Similar to the gambling industry, mining companies such as TAAL are considering the convergence of blockchain technology and artificial intelligence (AI) and how utilizing these technologies together will provide a competitive advantage.
“There’s no doubt in my mind some of the things that we’re thinking about around machine learning and AI will definitely converge into design and product areas that we’re working on over the next few years,” Matthews revealed.
In fact, Matthews’ keen interest in competitive advantages goes back to his time with Centrebet when he attended a keynote presentation of Clayton Christensen’s, the author of “The Innovator’s Dilemma.” My father, Dr. Samuel Liggero, also took a great interest in Christensen’s work and studied it closely towards the end of his career with Polaroid in the ‘90s.
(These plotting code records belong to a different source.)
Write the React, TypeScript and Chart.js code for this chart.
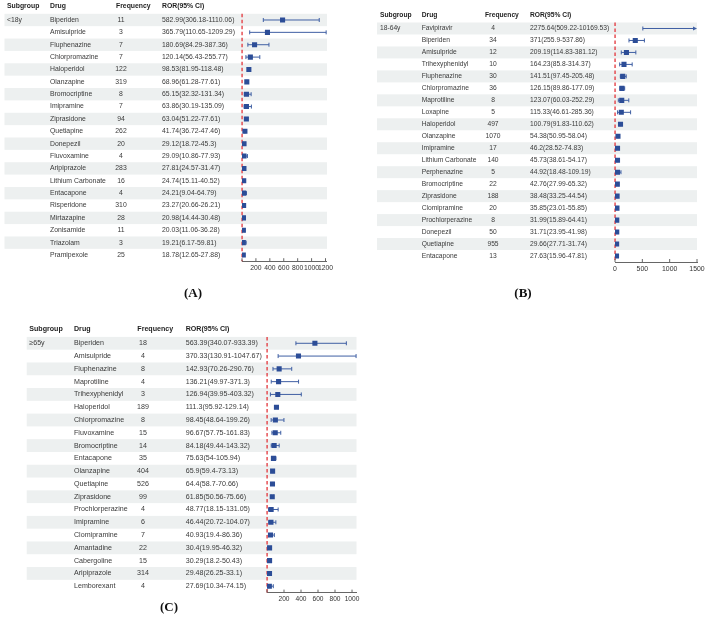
import React, { useEffect, useRef } from "react";
import { Chart, registerables } from "chart.js";

Chart.register(...registerables);

const W = 708;
const H = 617;
const FAMILY = '"Liberation Sans", Arial, Helvetica, sans-serif';

// ---------- Panel A : <18y ----------
const drugsA = ["Biperiden", "Amisulpride", "Fluphenazine", "Chlorpromazine", "Haloperidol", "Olanzapine", "Bromocriptine", "Imipramine", "Ziprasidone", "Quetiapine", "Donepezil", "Fluvoxamine", "Aripiprazole", "Lithium Carbonate", "Entacapone", "Risperidone", "Mirtazapine", "Zonisamide", "Triazolam", "Pramipexole"];
const freqA = [11, 3, 7, 7, 122, 319, 8, 7, 94, 262, 20, 4, 283, 16, 4, 310, 28, 11, 3, 25];
const rorA = [582.99, 365.79, 180.69, 120.14, 98.53, 68.96, 65.15, 63.86, 63.04, 41.74, 29.12, 29.09, 27.81, 24.74, 24.21, 23.27, 20.98, 20.03, 19.21, 18.78];
const lowA = [306.18, 110.65, 84.29, 56.43, 81.95, 61.28, 32.32, 30.19, 51.22, 36.72, 18.72, 10.86, 24.57, 15.11, 9.04, 20.66, 14.44, 11.06, 6.17, 12.65];
const highA = [1110.06, 1209.29, 387.36, 255.77, 118.48, 77.61, 131.34, 135.09, 77.61, 47.46, 45.3, 77.93, 31.47, 40.52, 64.79, 26.21, 30.48, 36.28, 59.81, 27.88];
const ticksA = [0, 200, 400, 600, 800, 1000, 1200];

// ---------- Panel B : 18-64y ----------
const drugsB = ["Favipiravir", "Biperiden", "Amisulpride", "Trihexyphenidyl", "Fluphenazine", "Chlorpromazine", "Maprotiline", "Loxapine", "Haloperidol", "Olanzapine", "Imipramine", "Lithium Carbonate", "Perphenazine", "Bromocriptine", "Ziprasidone", "Clomipramine", "Prochlorperazine", "Donepezil", "Quetiapine", "Entacapone"];
const freqB = [4, 34, 12, 10, 30, 36, 8, 5, 497, 1070, 17, 140, 5, 22, 188, 20, 8, 50, 955, 13];
const rorB = [2275.64, 371, 209.19, 164.23, 141.51, 126.15, 123.07, 115.33, 100.79, 54.38, 46.2, 45.73, 44.92, 42.76, 38.48, 35.85, 31.99, 31.71, 29.66, 27.63];
const lowB = [509.22, 255.9, 114.83, 85.8, 97.45, 89.86, 60.03, 46.61, 91.83, 50.95, 28.52, 38.61, 18.48, 27.99, 33.25, 23.01, 15.89, 23.95, 27.71, 15.96];
const highB = [10169.53, 537.86, 381.12, 314.37, 205.48, 177.09, 252.29, 285.36, 110.62, 58.04, 74.83, 54.17, 109.19, 65.32, 44.54, 55.85, 64.41, 41.98, 31.74, 47.81];
const ticksB = [0, 500, 1000, 1500];

// ---------- Panel C : >=65y ----------
const drugsC = ["Biperiden", "Amisulpride", "Fluphenazine", "Maprotiline", "Trihexyphenidyl", "Haloperidol", "Chlorpromazine", "Fluvoxamine", "Bromocriptine", "Entacapone", "Olanzapine", "Quetiapine", "Ziprasidone", "Prochlorperazine", "Imipramine", "Clomipramine", "Amantadine", "Cabergoline", "Aripiprazole", "Lemborexant"];
const freqC = [18, 4, 8, 4, 3, 189, 8, 15, 14, 35, 404, 526, 99, 4, 6, 7, 22, 15, 314, 4];
const rorC = [563.39, 370.33, 142.93, 136.21, 126.94, 111.3, 98.45, 96.67, 84.18, 75.63, 65.9, 64.4, 61.85, 48.77, 46.44, 40.93, 30.4, 30.29, 29.48, 27.69];
const lowC = [340.07, 130.91, 70.26, 49.97, 39.95, 95.92, 48.64, 57.75, 49.44, 54, 59.4, 58.7, 50.56, 18.15, 20.72, 19.4, 19.95, 18.2, 26.25, 10.34];
const highC = [933.39, 1047.67, 290.76, 371.3, 403.32, 129.14, 199.26, 161.83, 143.32, 105.94, 73.13, 70.66, 75.66, 131.05, 104.07, 86.36, 46.32, 50.43, 33.1, 74.15];
const ticksC = [0, 200, 400, 600, 800, 1000];

const headers = ["Subgroup", "Drug", "Frequency", "ROR(95% CI)"];

const SQUARE = "#2c4d97";
const LINE = "#3f5fa3";
const STRIPE = "#edf0f0";
const REF = "#e3353b";
const AXIS_H = 14;

type Panel = {
  subgroup: string;
  tag: string;
  drugs: string[];
  freq: number[];
  ror: number[];
  low: number[];
  high: number[];
  ticks: number[];
  xMax: number;
  showZero: boolean;
  left: number;
  right: number;
  top: number;
  bottom: number;
  cols: number[]; // subgroup, drug, freqHead, freqVal, ror
  stripe: number[];
  font: number;
  tickFont: number;
  tagPos: number[];
};

const panels: Panel[] = [
  {
    subgroup: "<18y", tag: "(A)",
    drugs: drugsA, freq: freqA, ror: rorA, low: lowA, high: highA, ticks: ticksA,
    xMax: 1210, showZero: false,
    left: 242, right: 326.2, top: 13.8, bottom: 261.2,
    cols: [7, 50, 116, 121, 162], stripe: [4.5, 327],
    font: 6.85, tickFont: 6.8, tagPos: [193, 294],
  },
  {
    subgroup: "18-64y", tag: "(B)",
    drugs: drugsB, freq: freqB, ror: rorB, low: lowB, high: highB, ticks: ticksB,
    xMax: 1500, showZero: true,
    left: 615, right: 697, top: 22.5, bottom: 262,
    cols: [380, 421.7, 485, 493, 530], stripe: [377, 697],
    font: 6.7, tickFont: 6.9, tagPos: [523, 293.5],
  },
  {
    subgroup: "\u226565y", tag: "(C)",
    drugs: drugsC, freq: freqC, ror: rorC, low: lowC, high: highC, ticks: ticksC,
    xMax: 1048, showZero: false,
    left: 267, right: 356.1, top: 336.9, bottom: 592.6,
    cols: [29.3, 74, 137.3, 143, 185.7], stripe: [26.7, 356.5],
    font: 7.1, tickFont: 6.6, tagPos: [169, 608],
  },
];

const font = (size: number, bold = false) => `${bold ? "bold " : ""}${size}px ${FAMILY}`;

function makePlugin(p: Panel) {
  return {
    id: "forest" + p.tag,
    beforeDraw(chart: any) {
      const { ctx, scales } = chart;
      const y = scales.y;
      ctx.save();
      ctx.fillStyle = STRIPE;
      p.drugs.forEach((_, i) => {
        if (i % 2 !== 0) return;
        const y1 = y.getPixelForValue(i - 0.5);
        const y2 = y.getPixelForValue(i + 0.5);
        ctx.fillRect(p.stripe[0], y1, p.stripe[1] - p.stripe[0], y2 - y1);
      });
      ctx.restore();
    },
    beforeDatasetsDraw(chart: any) {
      const { ctx, chartArea: ca, scales } = chart;
      const x = scales.x;
      const y = scales.y;
      ctx.save();
      // reference line at ROR = 1
      const rx = x.getPixelForValue(1);
      ctx.strokeStyle = REF;
      ctx.lineWidth = 1.3;
      ctx.setLineDash([3.5, 2.5]);
      ctx.beginPath();
      ctx.moveTo(rx, ca.top);
      ctx.lineTo(rx, ca.bottom);
      ctx.stroke();
      ctx.setLineDash([]);
      // confidence intervals
      ctx.strokeStyle = LINE;
      ctx.fillStyle = LINE;
      ctx.lineWidth = 1;
      p.low.forEach((lo, i) => {
        const yy = y.getPixelForValue(i);
        const x1 = x.getPixelForValue(lo);
        const clipped = p.high[i] > p.xMax;
        const x2 = clipped ? ca.right : x.getPixelForValue(p.high[i]);
        ctx.beginPath();
        ctx.moveTo(x1, yy);
        ctx.lineTo(clipped ? x2 - 3 : x2, yy);
        ctx.moveTo(x1, yy - 2);
        ctx.lineTo(x1, yy + 2);
        if (!clipped) {
          ctx.moveTo(x2, yy - 2);
          ctx.lineTo(x2, yy + 2);
        }
        ctx.stroke();
        if (clipped) {
          ctx.beginPath();
          ctx.moveTo(x2, yy);
          ctx.lineTo(x2 - 4, yy - 2);
          ctx.lineTo(x2 - 4, yy + 2);
          ctx.closePath();
          ctx.fill();
        }
      });
      ctx.restore();
    },
    afterDraw(chart: any) {
      const { ctx, chartArea: ca, scales } = chart;
      const x = scales.x;
      const y = scales.y;
      ctx.save();
      // inward tick marks
      ctx.strokeStyle = "#666";
      ctx.lineWidth = 1;
      ctx.beginPath();
      x.ticks.forEach((t: any) => {
        const px = x.getPixelForValue(t.value);
        ctx.moveTo(px, ca.bottom);
        ctx.lineTo(px, ca.bottom - 3);
      });
      ctx.stroke();
      // table
      ctx.textBaseline = "middle";
      const hy = y.getPixelForValue(-1.1);
      ctx.fillStyle = "#1e1e1e";
      ctx.font = font(p.font, true);
      ctx.textAlign = "left";
      ctx.fillText(headers[0], p.cols[0], hy);
      ctx.fillText(headers[1], p.cols[1], hy);
      ctx.fillText(headers[2], p.cols[2], hy);
      ctx.fillText(headers[3], p.cols[4], hy);
      ctx.font = font(p.font);
      ctx.fillStyle = "#3a3a3a";
      ctx.fillText(p.subgroup, p.cols[0], y.getPixelForValue(0));
      p.drugs.forEach((d, i) => {
        const yy = y.getPixelForValue(i);
        ctx.textAlign = "left";
        ctx.fillText(d, p.cols[1], yy);
        ctx.fillText(`${p.ror[i]}(${p.low[i]}-${p.high[i]})`, p.cols[4], yy);
        ctx.textAlign = "center";
        ctx.fillText(String(p.freq[i]), p.cols[3], yy);
      });
      // panel tag
      ctx.fillStyle = "#111";
      ctx.font = `bold 13px "Liberation Serif", "Times New Roman", serif`;
      ctx.textAlign = "center";
      ctx.fillText(p.tag, p.tagPos[0], p.tagPos[1]);
      ctx.restore();
    },
  };
}

function ForestPanel({ p }: { p: Panel }) {
  const ref = useRef<HTMLCanvasElement | null>(null);
  useEffect(() => {
    if (!ref.current) return;
    const chart = new Chart(ref.current, {
      type: "scatter",
      data: {
        datasets: [
          {
            data: p.ror.map((v, i) => ({ x: v, y: i })),
            pointStyle: "rect",
            pointRadius: 3.6,
            backgroundColor: SQUARE,
            borderColor: SQUARE,
            borderWidth: 0,
          },
        ],
      },
      options: {
        animation: false,
        responsive: false,
        events: [],
        layout: {
          padding: { left: p.left, right: W - p.right, top: p.top, bottom: H - p.bottom - AXIS_H },
        },
        plugins: { legend: { display: false }, tooltip: { enabled: false } },
        scales: {
          x: {
            type: "linear",
            min: 0,
            max: p.xMax,
            afterFit: (s: any) => {
              s.height = AXIS_H;
            },
            afterBuildTicks: (s: any) => {
              s.ticks = p.ticks.map((v) => ({ value: v }));
            },
            grid: { display: false, drawTicks: false, tickLength: 0 },
            border: { display: true, color: "#666", width: 1 },
            ticks: {
              autoSkip: false,
              maxRotation: 0,
              minRotation: 0,
              padding: 3,
              color: "#333",
              font: { family: FAMILY, size: p.tickFont },
              callback: (v: any) => (Number(v) === 0 && !p.showZero ? "" : String(v)),
            },
          },
          y: { type: "linear", display: false, min: -0.5, max: 19.5, reverse: true },
        },
      } as any,
      plugins: [makePlugin(p)],
    });
    return () => chart.destroy();
  }, [p]);
  return (
    <canvas
      ref={ref}
      width={W}
      height={H}
      style={{ position: "absolute", left: 0, top: 0, width: W, height: H }}
    />
  );
}

export default function App() {
  return (
    <div style={{ position: "absolute", left: 0, top: 0, width: W, height: H, background: "#fff" }}>
      {panels.map((p) => (
        <ForestPanel key={p.tag} p={p} />
      ))}
    </div>
  );
}
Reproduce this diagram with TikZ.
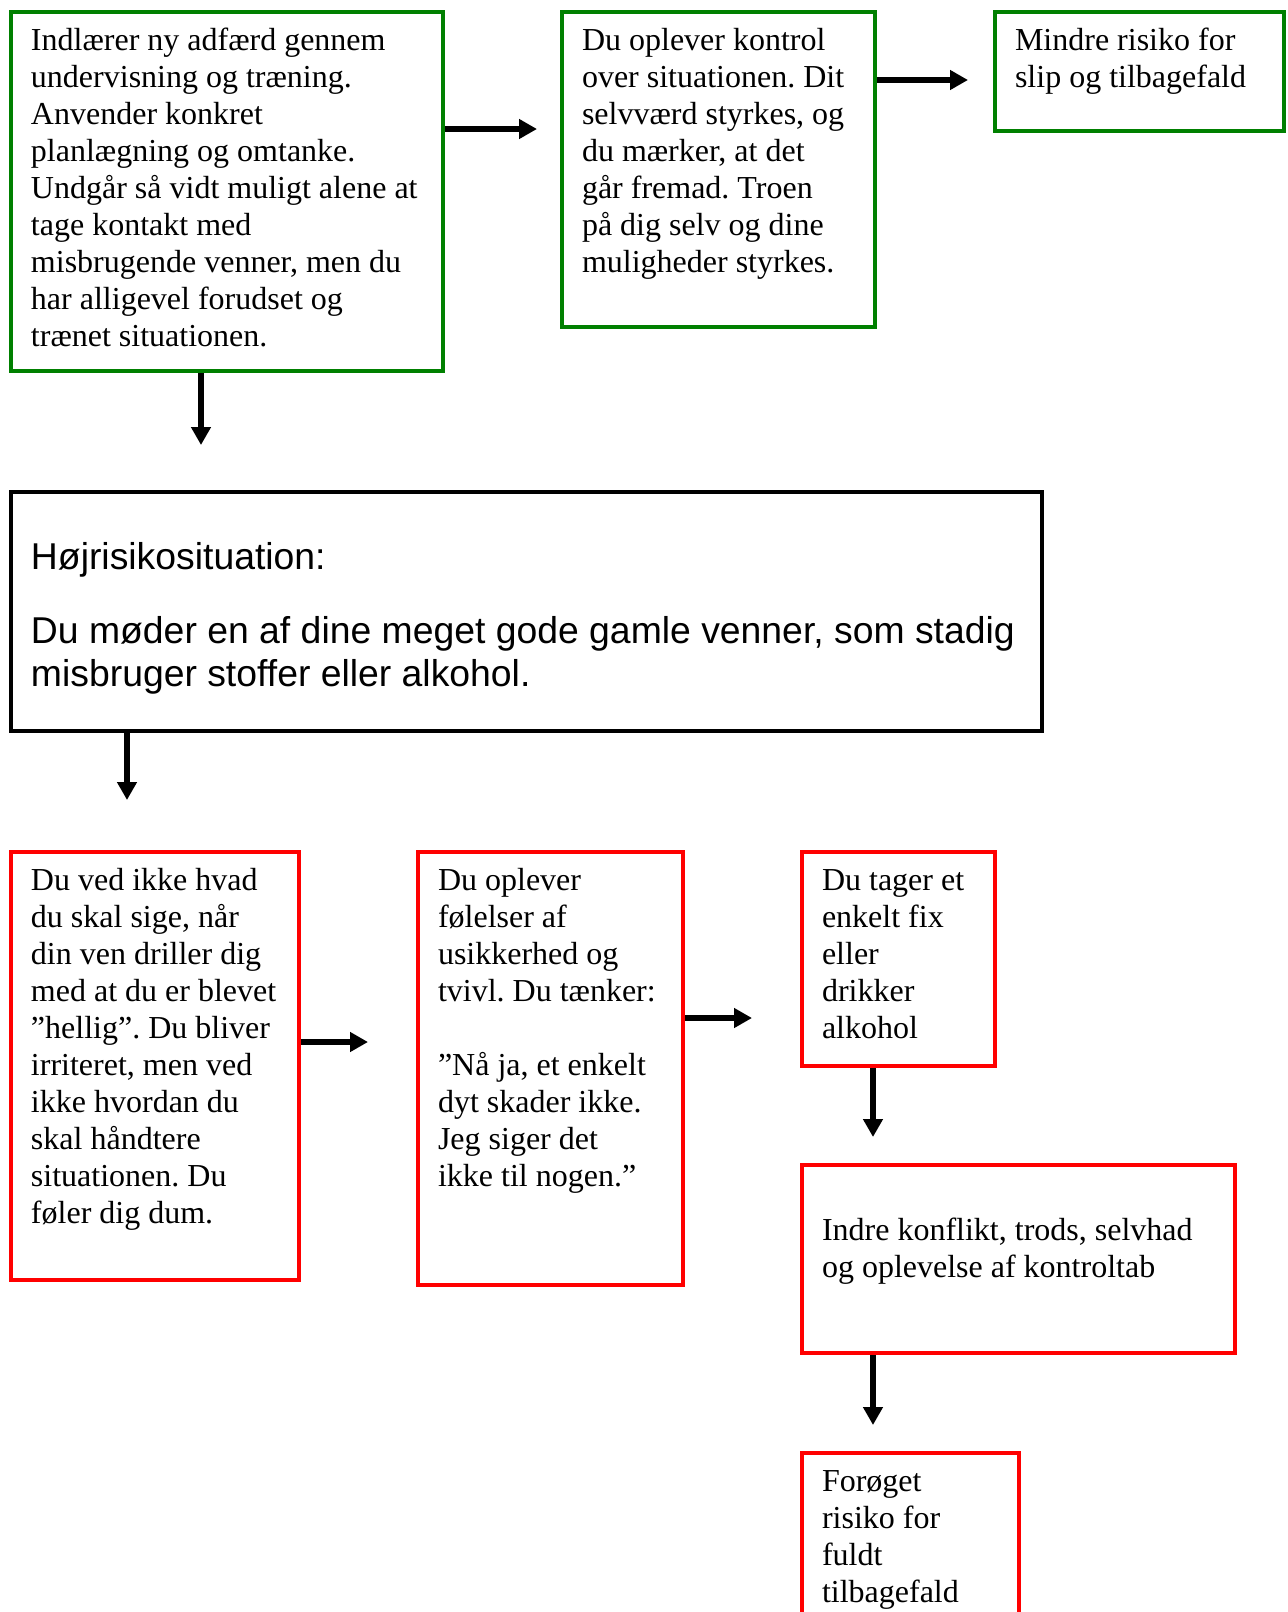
\documentclass[tikz,border=0pt]{standalone}
\usepackage{fontspec}
\setmainfont{Liberation Serif}
\newfontfamily\arialfont{Liberation Sans}
\usepackage{xcolor}
\usetikzlibrary{arrows.meta}
\definecolor{boxGreen}{RGB}{0, 128, 0}
\definecolor{boxRed}{RGB}{255, 0, 0}
\frenchspacing
% tekst i kasse: [luft foroven]{bredde px}{hoejde px}{linjer}
\newcommand{\boxtext}[4][0pt]{\parbox[t][\dimexpr#3pt/2-13pt\relax][t]{\dimexpr#2pt/2-20pt\relax}{\vspace*{#1}\begin{tabular}[t]{@{}l@{}}#4\end{tabular}}}
\tikzset{
  txtbox/.style={draw, line width=2pt, anchor=north west, inner xsep=10pt, inner ysep=6.5pt, font=\fontsize{16}{18.5}\selectfont},
  greenbox/.style={txtbox, draw=boxGreen},
  redbox/.style={txtbox, draw=boxRed},
  arr/.style={line width=3pt, -{Triangle[length=9pt, width=9.5pt]}}
}

\begin{document}
\begin{tikzpicture}[x=0.5pt, y=-0.5pt]
        \useasboundingbox (0,0) rectangle (1288,1612);
        \clip (0,0) rectangle (1288,1612);

        % Den gode vej
        \node[greenbox] (laer) at (9,10) {\boxtext{432}{359}{Indlærer ny adfærd gennem\\ undervisning og træning.\\ Anvender konkret\\ planlægning og omtanke.\\ Undgår så vidt muligt alene at\\ tage kontakt med\\ misbrugende venner, men du\\ har alligevel forudset og\\ trænet situationen.}};
        \node[greenbox] (kontrol) at (560,10) {\boxtext{313}{315}{Du oplever kontrol\\ over situationen. Dit\\ selvværd styrkes, og\\ du mærker, at det\\ går fremad. Troen\\ på dig selv og dine\\ muligheder styrkes.}};
        \node[greenbox] (mindre) at (993,10) {\boxtext{289}{119}{Mindre risiko for\\ slip og tilbagefald}};

        % Hoejrisikosituationen
        \node[txtbox, draw=black, font=\arialfont\fontsize{18.67}{21.5}\selectfont] (hoejrisiko) at (9,490) {\boxtext[17pt]{1031}{239}{Højrisikosituation:\\[15.5pt] Du møder en af dine meget gode gamle venner, som stadig\\ misbruger stoffer eller alkohol.}};

        % Den daarlige vej
        \node[redbox] (vedikke) at (9,850) {\boxtext{288}{428}{Du ved ikke hvad\\ du skal sige, når\\ din ven driller dig\\ med at du er blevet\\ ”hellig”. Du bliver\\ irriteret, men ved\\ ikke hvordan du\\ skal håndtere\\ situationen. Du\\ føler dig dum.}};
        \node[redbox] (tvivl) at (416,850) {\boxtext{265}{433}{Du oplever\\ følelser af\\ usikkerhed og\\ tvivl. Du tænker:\\ \\ ”Nå ja, et enkelt\\ dyt skader ikke.\\ Jeg siger det\\ ikke til nogen.”}};
        \node[redbox] (fix) at (800,850) {\boxtext{193}{214}{Du tager et\\ enkelt fix\\ eller\\ drikker\\ alkohol}};
        \node[redbox] (konflikt) at (800,1163) {\boxtext{433}{188}{\\ Indre konflikt, trods, selvhad\\ og oplevelse af kontroltab}};
        \node[redbox] (tilbagefald) at (800,1451) {\boxtext{217}{300}{Forøget\\ risiko for\\ fuldt\\ tilbagefald}};

        % Pile
        \coordinate (t1) at (537,129);
        \coordinate (t2) at (968,80);
        \coordinate (t3) at (201,445);
        \coordinate (t4) at (127,800);
        \coordinate (t5) at (368,1042);
        \coordinate (t6) at (752,1018);
        \coordinate (t7) at (873,1137);
        \coordinate (t8) at (873,1425);
        \draw[arr] (laer.east |- t1) -- (t1);
        \draw[arr] (kontrol.east |- t2) -- (t2);
        \draw[arr] (laer.south -| t3) -- (t3);
        \draw[arr] (hoejrisiko.south -| t4) -- (t4);
        \draw[arr] (vedikke.east |- t5) -- (t5);
        \draw[arr] (tvivl.east |- t6) -- (t6);
        \draw[arr] (fix.south -| t7) -- (t7);
        \draw[arr] (konflikt.south -| t8) -- (t8);
    \end{tikzpicture}
\end{document}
In fact, my father continues to teach Christensen’s philosophies on innovation to his graduate students at Tufts University to this day.
“When I started working with Bodog, you and I were talking one day and I actually mentioned to you about innovative technologies and competitive advantage and all those sorts of things and you said to me, ‘You should talk to my dad,’” Matthews recounted.
“We had a business event in Spain where we got all of our key people together and actually asked your dad to come and be a guest speaker at that around innovation and disruption. And of course, it was the discussions that I’ve had with him over dinner and it’s the interest that I had after listening to Christensen talk in Sydney,” he said.
“It ties in so bloody well with this whole area of digital assets, blockchain technology, artificial intelligence and everything else. My career has been blessed and privileged by the people that I work with, the people that I’ve met and the sequential progression from one thing to another. And it wouldn’t have happened if I hadn’t gone to a meeting back in early 2000 with Rob Hines on the Gold Coast,” Matthews concluded.